■ **WHAT YOU ARE ASKED TO DO**: Retype the opening lines of the data exactly, stopping after the line that contains "(0,0) rectangle (2141,874);". Skip every picture.
—————
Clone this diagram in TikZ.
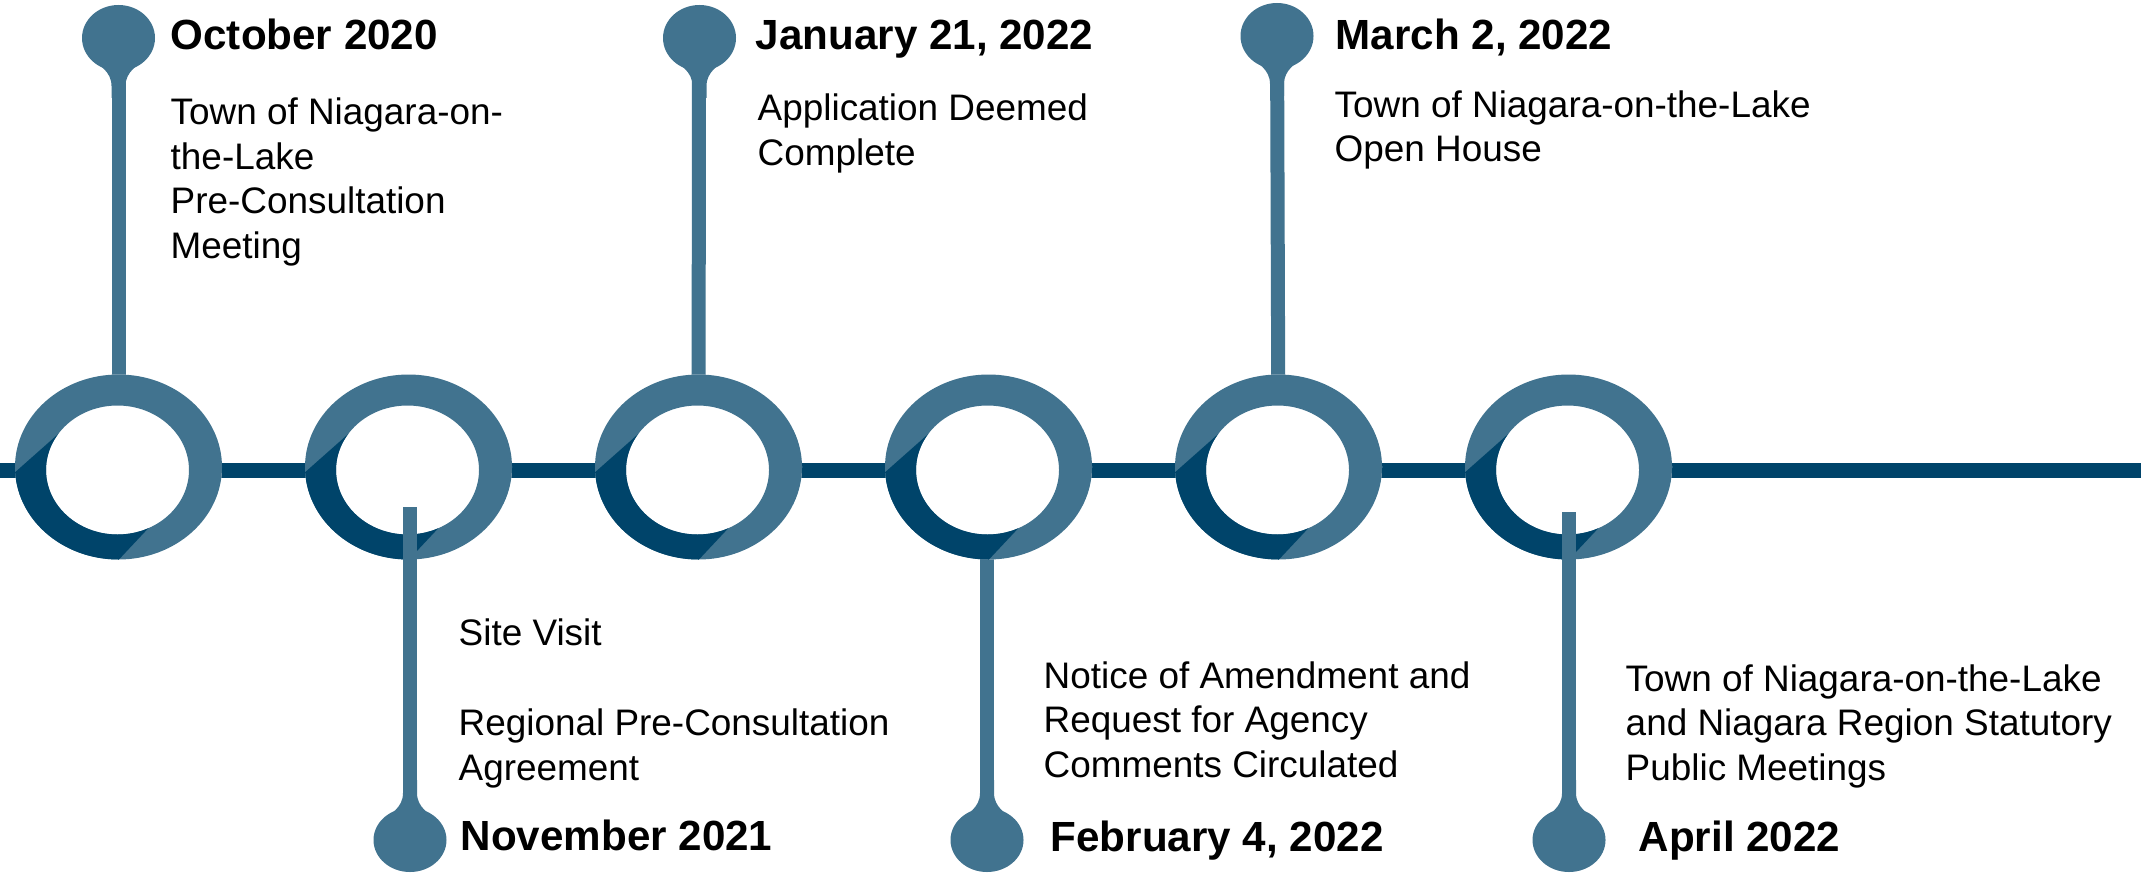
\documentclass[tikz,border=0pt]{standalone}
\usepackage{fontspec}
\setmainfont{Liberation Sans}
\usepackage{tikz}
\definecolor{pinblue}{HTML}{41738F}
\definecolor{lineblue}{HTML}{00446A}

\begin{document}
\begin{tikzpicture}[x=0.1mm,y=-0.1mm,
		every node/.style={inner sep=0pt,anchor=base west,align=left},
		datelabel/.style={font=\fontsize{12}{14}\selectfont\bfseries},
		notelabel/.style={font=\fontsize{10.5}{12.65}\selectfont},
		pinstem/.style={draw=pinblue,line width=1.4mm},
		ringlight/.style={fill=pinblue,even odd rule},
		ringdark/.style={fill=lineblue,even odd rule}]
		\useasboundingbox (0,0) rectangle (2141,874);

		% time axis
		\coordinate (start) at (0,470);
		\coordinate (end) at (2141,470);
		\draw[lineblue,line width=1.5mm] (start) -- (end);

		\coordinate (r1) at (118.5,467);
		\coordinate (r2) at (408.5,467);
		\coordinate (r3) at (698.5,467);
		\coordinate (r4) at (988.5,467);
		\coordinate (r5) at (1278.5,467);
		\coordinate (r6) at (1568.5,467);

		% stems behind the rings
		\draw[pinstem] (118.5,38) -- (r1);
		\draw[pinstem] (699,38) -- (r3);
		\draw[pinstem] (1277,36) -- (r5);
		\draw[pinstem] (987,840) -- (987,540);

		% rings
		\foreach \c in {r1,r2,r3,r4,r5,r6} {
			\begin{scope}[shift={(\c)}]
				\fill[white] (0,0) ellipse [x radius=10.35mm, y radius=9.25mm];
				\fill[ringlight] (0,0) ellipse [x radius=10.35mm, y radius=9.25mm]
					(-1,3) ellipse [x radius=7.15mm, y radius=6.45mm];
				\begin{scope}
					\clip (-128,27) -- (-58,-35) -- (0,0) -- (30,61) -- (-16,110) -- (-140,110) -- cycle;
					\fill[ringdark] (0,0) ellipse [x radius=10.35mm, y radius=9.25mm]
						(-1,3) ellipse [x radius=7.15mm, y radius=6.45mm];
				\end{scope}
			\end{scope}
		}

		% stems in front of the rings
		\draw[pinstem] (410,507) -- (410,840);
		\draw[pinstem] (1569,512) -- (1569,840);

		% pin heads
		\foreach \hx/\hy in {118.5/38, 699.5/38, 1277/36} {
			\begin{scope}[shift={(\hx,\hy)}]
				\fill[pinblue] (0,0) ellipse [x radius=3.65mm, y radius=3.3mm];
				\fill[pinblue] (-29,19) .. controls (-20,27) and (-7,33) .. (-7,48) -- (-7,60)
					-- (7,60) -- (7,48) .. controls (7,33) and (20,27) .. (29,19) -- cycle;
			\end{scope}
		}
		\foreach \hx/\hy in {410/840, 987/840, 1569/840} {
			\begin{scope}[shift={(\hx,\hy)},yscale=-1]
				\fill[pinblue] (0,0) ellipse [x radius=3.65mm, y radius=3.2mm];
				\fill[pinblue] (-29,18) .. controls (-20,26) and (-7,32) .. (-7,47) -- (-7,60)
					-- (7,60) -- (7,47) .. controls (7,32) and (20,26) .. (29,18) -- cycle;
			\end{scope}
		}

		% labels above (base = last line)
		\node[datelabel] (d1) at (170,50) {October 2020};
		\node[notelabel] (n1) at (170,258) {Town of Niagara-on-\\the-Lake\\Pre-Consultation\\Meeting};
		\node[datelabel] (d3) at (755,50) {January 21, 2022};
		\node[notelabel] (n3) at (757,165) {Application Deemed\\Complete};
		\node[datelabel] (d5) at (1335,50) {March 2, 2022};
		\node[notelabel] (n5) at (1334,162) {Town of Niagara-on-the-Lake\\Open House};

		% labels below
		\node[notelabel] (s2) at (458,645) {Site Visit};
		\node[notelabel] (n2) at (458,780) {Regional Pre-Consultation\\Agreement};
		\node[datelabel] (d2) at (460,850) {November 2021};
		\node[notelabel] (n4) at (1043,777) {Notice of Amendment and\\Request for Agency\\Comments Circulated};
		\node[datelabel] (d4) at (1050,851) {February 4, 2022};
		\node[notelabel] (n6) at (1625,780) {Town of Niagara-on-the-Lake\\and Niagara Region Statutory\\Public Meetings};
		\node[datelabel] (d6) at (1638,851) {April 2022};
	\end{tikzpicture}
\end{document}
—————
■ **WORKED ANSWER**:
Clone this diagram in TikZ.
\documentclass[tikz,border=0pt]{standalone}
\usepackage{fontspec}
\setmainfont{Liberation Sans}
\usepackage{tikz}
\definecolor{pinblue}{HTML}{41738F}
\definecolor{lineblue}{HTML}{00446A}

\begin{document}
\begin{tikzpicture}[x=0.1mm,y=-0.1mm,
		every node/.style={inner sep=0pt,anchor=base west,align=left},
		datelabel/.style={font=\fontsize{12}{14}\selectfont\bfseries},
		notelabel/.style={font=\fontsize{10.5}{12.65}\selectfont},
		pinstem/.style={draw=pinblue,line width=1.4mm},
		ringlight/.style={fill=pinblue,even odd rule},
		ringdark/.style={fill=lineblue,even odd rule}]
		\useasboundingbox (0,0) rectangle (2141,874);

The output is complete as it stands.